▸ GIVEN INFORMATION:
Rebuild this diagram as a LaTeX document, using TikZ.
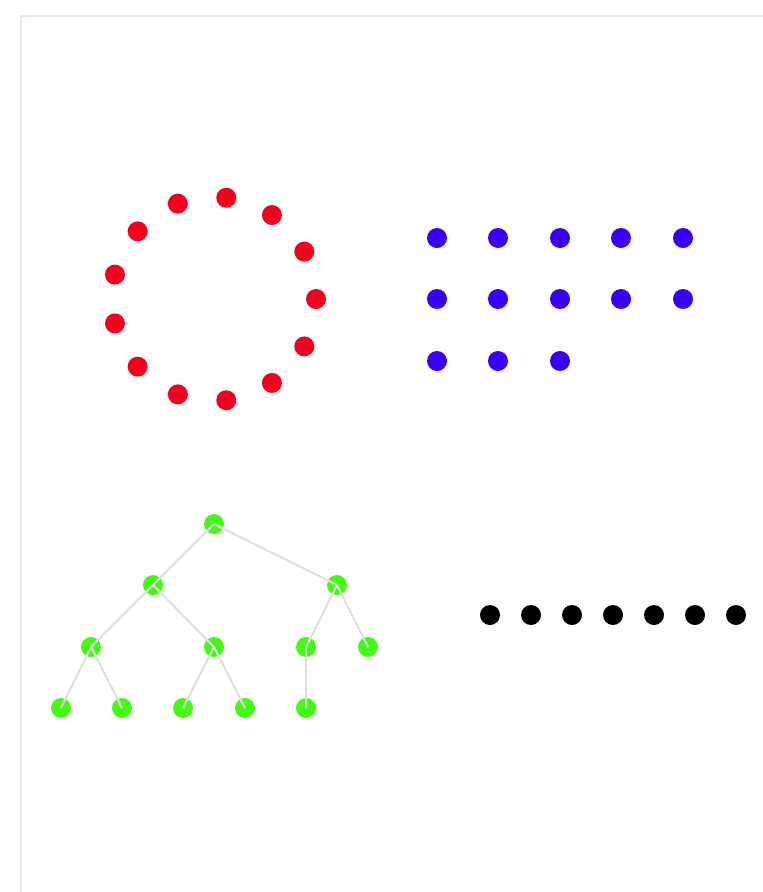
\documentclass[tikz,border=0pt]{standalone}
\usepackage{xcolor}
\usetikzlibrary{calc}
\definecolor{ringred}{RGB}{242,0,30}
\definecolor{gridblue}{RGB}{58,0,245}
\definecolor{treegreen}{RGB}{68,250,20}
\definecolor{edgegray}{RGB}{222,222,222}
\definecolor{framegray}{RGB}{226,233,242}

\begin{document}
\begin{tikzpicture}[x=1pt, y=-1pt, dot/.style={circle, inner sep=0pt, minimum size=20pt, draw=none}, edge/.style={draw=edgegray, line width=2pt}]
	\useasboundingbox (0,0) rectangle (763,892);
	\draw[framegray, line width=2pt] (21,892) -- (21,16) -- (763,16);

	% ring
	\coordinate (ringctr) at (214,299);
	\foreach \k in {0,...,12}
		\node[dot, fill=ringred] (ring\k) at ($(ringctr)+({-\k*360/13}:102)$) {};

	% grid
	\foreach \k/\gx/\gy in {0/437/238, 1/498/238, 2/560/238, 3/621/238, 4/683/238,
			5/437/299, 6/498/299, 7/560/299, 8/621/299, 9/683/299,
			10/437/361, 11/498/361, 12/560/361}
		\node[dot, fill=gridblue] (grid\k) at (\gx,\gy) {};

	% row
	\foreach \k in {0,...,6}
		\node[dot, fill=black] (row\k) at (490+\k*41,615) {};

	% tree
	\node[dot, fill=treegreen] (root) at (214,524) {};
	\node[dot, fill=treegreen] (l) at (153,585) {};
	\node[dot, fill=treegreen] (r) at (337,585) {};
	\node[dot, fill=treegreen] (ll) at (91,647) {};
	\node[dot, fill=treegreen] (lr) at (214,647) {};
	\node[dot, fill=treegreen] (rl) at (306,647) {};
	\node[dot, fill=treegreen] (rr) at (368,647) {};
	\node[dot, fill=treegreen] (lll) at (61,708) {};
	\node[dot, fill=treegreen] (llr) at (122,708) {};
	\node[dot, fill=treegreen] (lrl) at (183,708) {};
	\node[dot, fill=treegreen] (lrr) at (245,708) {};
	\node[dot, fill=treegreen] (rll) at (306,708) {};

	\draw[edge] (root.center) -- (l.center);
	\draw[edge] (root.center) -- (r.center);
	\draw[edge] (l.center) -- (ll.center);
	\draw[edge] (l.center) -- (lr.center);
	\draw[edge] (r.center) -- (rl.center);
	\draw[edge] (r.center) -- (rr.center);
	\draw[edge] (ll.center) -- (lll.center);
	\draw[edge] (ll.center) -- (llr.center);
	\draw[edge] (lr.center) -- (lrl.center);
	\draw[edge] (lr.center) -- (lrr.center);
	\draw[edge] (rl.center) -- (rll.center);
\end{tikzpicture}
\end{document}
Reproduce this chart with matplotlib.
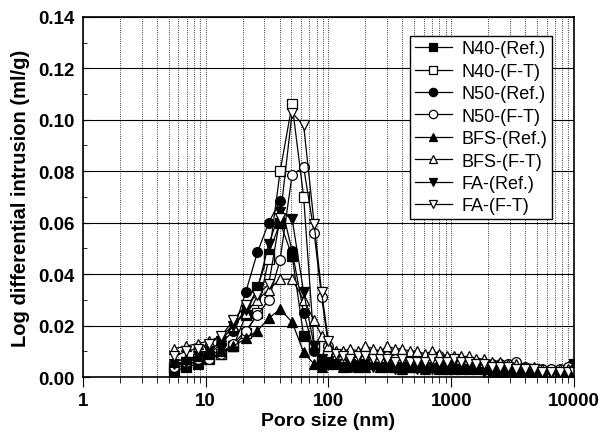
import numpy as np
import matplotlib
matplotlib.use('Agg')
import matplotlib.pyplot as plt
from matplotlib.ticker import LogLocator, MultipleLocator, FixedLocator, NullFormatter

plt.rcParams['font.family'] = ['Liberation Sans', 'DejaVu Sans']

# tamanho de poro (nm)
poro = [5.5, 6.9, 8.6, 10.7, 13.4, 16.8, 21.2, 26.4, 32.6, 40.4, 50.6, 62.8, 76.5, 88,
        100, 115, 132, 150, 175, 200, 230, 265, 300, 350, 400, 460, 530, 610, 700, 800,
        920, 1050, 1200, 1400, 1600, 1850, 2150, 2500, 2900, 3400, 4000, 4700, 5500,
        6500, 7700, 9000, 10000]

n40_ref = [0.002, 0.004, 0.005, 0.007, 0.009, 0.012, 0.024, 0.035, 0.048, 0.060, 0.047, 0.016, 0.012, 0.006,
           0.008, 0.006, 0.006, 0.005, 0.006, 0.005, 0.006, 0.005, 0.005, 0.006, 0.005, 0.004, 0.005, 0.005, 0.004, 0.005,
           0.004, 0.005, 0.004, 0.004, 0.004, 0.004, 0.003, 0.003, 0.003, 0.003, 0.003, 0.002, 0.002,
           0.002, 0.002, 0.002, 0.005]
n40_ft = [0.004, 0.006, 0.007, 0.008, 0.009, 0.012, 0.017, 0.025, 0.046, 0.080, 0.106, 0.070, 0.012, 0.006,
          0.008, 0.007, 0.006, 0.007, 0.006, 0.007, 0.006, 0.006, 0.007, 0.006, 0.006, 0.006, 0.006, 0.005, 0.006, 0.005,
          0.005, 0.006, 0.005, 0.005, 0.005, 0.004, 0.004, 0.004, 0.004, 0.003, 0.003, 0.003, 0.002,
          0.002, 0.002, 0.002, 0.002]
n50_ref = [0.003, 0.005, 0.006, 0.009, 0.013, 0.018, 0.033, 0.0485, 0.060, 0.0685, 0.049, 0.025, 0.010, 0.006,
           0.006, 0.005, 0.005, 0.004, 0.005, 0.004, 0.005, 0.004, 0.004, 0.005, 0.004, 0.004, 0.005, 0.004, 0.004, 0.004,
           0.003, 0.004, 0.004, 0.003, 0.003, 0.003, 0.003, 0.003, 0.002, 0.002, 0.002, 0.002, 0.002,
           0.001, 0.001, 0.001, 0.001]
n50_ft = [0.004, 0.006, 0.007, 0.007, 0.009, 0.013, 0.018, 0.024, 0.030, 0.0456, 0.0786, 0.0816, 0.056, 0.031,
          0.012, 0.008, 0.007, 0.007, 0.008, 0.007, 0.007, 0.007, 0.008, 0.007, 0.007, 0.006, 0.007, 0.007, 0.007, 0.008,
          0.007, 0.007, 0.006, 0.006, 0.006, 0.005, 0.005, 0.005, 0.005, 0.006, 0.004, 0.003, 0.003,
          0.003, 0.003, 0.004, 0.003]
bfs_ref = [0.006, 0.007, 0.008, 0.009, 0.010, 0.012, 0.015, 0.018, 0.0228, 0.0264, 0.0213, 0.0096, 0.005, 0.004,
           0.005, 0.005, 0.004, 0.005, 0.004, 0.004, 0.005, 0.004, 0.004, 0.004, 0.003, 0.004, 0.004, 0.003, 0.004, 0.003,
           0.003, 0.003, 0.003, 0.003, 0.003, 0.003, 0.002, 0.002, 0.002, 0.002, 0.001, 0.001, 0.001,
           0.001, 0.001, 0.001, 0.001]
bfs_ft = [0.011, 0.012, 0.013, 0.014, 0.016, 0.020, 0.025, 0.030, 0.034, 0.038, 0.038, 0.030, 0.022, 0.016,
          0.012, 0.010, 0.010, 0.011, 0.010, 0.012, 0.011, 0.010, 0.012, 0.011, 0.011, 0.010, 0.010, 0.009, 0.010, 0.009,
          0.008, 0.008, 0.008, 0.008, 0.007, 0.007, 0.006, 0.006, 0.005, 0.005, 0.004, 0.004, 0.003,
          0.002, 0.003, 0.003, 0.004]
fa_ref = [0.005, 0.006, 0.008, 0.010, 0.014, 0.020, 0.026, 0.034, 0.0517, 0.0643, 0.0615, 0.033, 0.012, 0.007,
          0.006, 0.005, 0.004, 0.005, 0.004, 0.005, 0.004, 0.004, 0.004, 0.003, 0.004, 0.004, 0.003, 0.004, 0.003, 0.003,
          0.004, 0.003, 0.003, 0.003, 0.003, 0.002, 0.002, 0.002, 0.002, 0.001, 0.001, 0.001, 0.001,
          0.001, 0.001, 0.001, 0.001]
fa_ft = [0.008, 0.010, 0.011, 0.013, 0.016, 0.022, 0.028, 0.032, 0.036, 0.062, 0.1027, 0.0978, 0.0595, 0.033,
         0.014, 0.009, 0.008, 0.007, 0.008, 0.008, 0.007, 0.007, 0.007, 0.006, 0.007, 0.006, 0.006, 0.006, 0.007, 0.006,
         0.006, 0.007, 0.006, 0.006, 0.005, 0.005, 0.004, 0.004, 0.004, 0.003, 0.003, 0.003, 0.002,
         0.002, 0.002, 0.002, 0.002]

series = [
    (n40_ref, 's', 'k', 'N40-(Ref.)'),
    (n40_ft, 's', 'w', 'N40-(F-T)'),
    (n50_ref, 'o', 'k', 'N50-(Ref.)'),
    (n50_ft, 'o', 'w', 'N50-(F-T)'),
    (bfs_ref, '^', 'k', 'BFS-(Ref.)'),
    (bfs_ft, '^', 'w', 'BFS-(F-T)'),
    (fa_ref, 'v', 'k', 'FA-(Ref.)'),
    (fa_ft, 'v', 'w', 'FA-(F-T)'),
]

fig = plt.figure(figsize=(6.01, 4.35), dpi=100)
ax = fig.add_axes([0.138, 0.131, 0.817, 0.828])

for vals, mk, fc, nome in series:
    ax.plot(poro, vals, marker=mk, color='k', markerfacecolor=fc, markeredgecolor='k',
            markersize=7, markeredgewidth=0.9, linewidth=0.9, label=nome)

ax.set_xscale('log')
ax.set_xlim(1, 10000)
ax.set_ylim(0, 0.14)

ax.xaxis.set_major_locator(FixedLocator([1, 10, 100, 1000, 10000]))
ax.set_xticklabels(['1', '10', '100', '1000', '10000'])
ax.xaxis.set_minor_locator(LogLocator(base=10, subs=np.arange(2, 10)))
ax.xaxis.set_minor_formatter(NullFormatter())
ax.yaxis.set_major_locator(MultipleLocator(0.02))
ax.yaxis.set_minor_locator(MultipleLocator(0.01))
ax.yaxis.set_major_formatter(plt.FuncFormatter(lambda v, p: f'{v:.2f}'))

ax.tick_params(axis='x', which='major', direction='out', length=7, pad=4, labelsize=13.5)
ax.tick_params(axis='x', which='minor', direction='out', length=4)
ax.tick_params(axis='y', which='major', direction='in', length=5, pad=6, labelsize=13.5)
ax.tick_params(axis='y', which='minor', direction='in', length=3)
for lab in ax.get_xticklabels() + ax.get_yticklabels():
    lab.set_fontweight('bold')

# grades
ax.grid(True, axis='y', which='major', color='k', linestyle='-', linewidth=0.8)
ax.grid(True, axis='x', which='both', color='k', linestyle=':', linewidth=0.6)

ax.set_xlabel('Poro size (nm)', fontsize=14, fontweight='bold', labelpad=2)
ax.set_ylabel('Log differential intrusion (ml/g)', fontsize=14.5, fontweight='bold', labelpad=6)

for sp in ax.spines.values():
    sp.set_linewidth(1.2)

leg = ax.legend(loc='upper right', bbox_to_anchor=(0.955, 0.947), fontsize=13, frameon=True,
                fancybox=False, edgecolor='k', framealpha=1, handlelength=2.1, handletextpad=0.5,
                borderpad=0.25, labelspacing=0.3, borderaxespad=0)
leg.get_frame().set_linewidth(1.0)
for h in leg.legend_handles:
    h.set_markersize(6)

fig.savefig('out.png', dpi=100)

▸ TASK BRIEF: Restate word for word the part that opens with the line containing "Reproduce this chart with matplotlib." and closes with the line containing "plt.rcParams['font.family'] = ['Liberation", both ends included, and nothing else. Omit any images.

▸ OUTPUT BELOW:
Reproduce this chart with matplotlib.
import numpy as np
import matplotlib
matplotlib.use('Agg')
import matplotlib.pyplot as plt
from matplotlib.ticker import LogLocator, MultipleLocator, FixedLocator, NullFormatter

plt.rcParams['font.family'] = ['Liberation Sans', 'DejaVu Sans']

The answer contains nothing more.